> **EXERCISE AIM**
List every line in this data where the string "chart" occurs.

> **SUPPLIED MATERIAL**
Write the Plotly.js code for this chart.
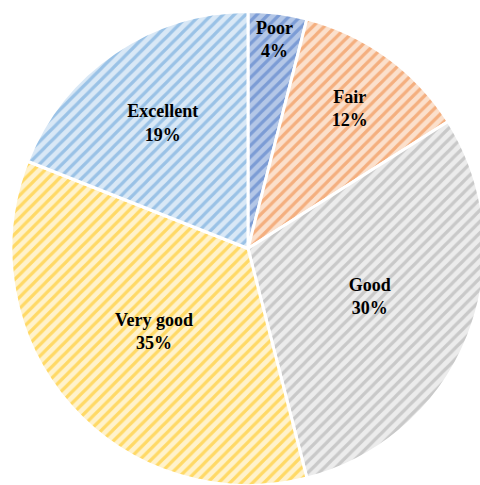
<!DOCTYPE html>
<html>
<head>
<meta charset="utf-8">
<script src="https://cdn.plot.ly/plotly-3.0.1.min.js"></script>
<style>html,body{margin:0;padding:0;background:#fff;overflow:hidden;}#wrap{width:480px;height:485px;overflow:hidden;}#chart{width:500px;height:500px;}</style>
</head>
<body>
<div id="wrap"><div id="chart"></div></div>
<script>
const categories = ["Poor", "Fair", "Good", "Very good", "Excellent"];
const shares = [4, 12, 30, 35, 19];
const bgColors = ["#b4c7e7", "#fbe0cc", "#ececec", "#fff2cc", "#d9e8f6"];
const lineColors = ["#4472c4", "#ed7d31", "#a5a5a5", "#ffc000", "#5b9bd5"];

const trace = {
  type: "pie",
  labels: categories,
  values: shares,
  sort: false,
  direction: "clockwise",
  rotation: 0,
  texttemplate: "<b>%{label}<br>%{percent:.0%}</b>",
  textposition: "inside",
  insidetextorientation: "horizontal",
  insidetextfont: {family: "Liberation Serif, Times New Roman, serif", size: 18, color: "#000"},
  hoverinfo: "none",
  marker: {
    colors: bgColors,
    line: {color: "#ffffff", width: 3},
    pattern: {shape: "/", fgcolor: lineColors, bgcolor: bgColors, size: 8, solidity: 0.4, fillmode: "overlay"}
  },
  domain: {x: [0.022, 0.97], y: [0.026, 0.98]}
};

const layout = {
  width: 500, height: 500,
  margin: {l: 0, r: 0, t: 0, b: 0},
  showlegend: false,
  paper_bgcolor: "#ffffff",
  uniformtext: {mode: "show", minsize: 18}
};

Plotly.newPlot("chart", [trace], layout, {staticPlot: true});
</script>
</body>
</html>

> **SOLUTION BELOW**
Write the Plotly.js code for this chart.
<style>html,body{margin:0;padding:0;background:#fff;overflow:hidden;}#wrap{width:480px;height:485px;overflow:hidden;}#chart{width:500px;height:500px;}</style>
<div id="wrap"><div id="chart"></div></div>
Plotly.newPlot("chart", [trace], layout, {staticPlot: true});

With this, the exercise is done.